In the semi-final game against Australia, English batter Jason Roy let loose with a fiery tirade against the umpires when, as was clear from the replay, he was mistakenly given out.
Roy, leading England’s chase of Australia’s 223, was batting on 85 when he attempted to pull Pat Cummins’ short delivery and missed by a fair margin, as replays later confirmed. Alex Carey dived to his left behind the stumps and pulled off an excellent collection and went up in appeal along with the bowler and some of the Australian fielders. Umpire Dharmasena looked uncertain but raised his finger, and with Jonny Bairstow having wasted England’s review earlier in the innings, Roy had to go.
He stood his ground at first and then walked off clearly unhappy, remonstrating with the umpires – Marais Erasmus was the other on-field official – on his way out and making his displeasure obvious. The stump mics even caught a furious Roy yelling “that’s f***ing embarrassing”.
Even though he was given out in error, Roy behaved extremely badly by loudly remonstrating with the umpire. The rules are very clear about this. Arguing with the umpire is strongly frowned upon and can get you severely punished for violating section 2.8 of the code of conduct for players. The code states that the following actions are culpable. [My emphasis-MS}
Without limitation, Article 2.8 includes: (a) excessive, obvious disappointment with an Umpire’s decision; (b) an obvious delay in resuming play or leaving the wicket; (c) shaking the head; (d) pointing or looking at the inside edge when given out lbw; (e) pointing to the pad or rubbing the shoulder when caught behind; (f) snatching the cap from the Umpire; (g) requesting a referral to the TV Umpire (other than in the context of a legitimate request for a referral as may be permitted in such International Match); and (h) arguing or entering into a prolonged discussion with the Umpire about his/her decision.
This offence is not intended to punish a batter showing his/her instinctive disappointment at his/her dismissal.
When assessing the seriousness of the breach, the following factors (without limitation) should be considered: (i) whether the conduct contains an element of anger or abuse which is directed at the Umpire or the Umpire’s decision; (ii) whether there is excessive delay in resuming play or leaving the wicket; or (iii) whether there is persistent re-reference to the incident over time.
It shall not be a defence to any charge brought under this Article to show that the Umpire might have, or in fact did, get any decision wrong..

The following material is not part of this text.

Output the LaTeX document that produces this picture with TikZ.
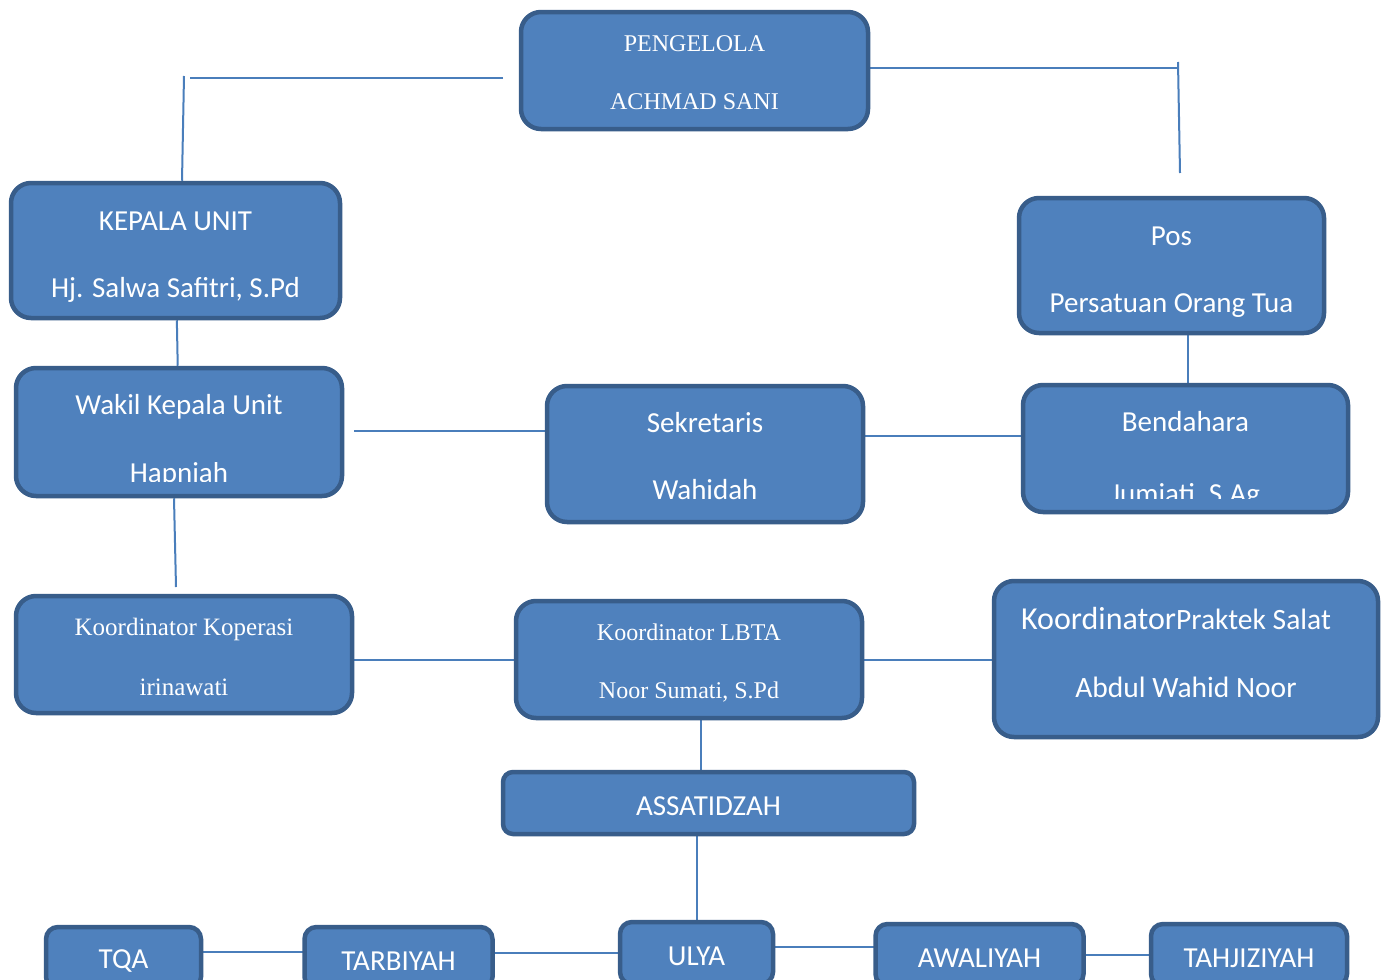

(There was an interesting comment thread to this earlier post about what happens to players who argue and challenge umpires and referees in various sports.)
The reason Roy was stupid was because there was never a chance that the umpires would reverse their call because of his complaints so he should have known that it was an exercise in futility. Also that at that point, England were just 76 runs short of their target with eight wickets still in hand and plenty of overs left, clearly well on their way to an easy victory though in cricket nothing is ever certain. The main damage was that he was deprived of a century, a purely personal achievement. (He would have been better served to later remonstrate privately with his opening partner Jonny Bairstow in the dressing room. Bairstow squandered their only appeal when he was plumb out lbw earlier, which the replay confirmed. Because of that, Roy could not appeal against his decision.)
Because of his anger, Roy could well have been suspended for the next game or more, which means that England would have been without his services for the final against New Zealand. Thus he would have harmed his team because of his personal pique and loss of control. So he had nothing to gain but plenty to lose with his outburst. Professional players at this level of the game have to be able to control their anger. Fortunately for him and England, the authorities went with a lower penalty, fining him and giving him two demerits.
Meanwhile interest is very high for the final tomorrow and ticket re-sales are commanding high prices. Apparently about 40% of the tickets had been bought by UK residents of Indian ethnicity, no doubt anticipating India being in the final.
While the two teams are evenly matched, England have to be given the edge to win. While New Zealand will likely command more worldwide support. there will be a huge home field advantage for England in the crowds at the grounds.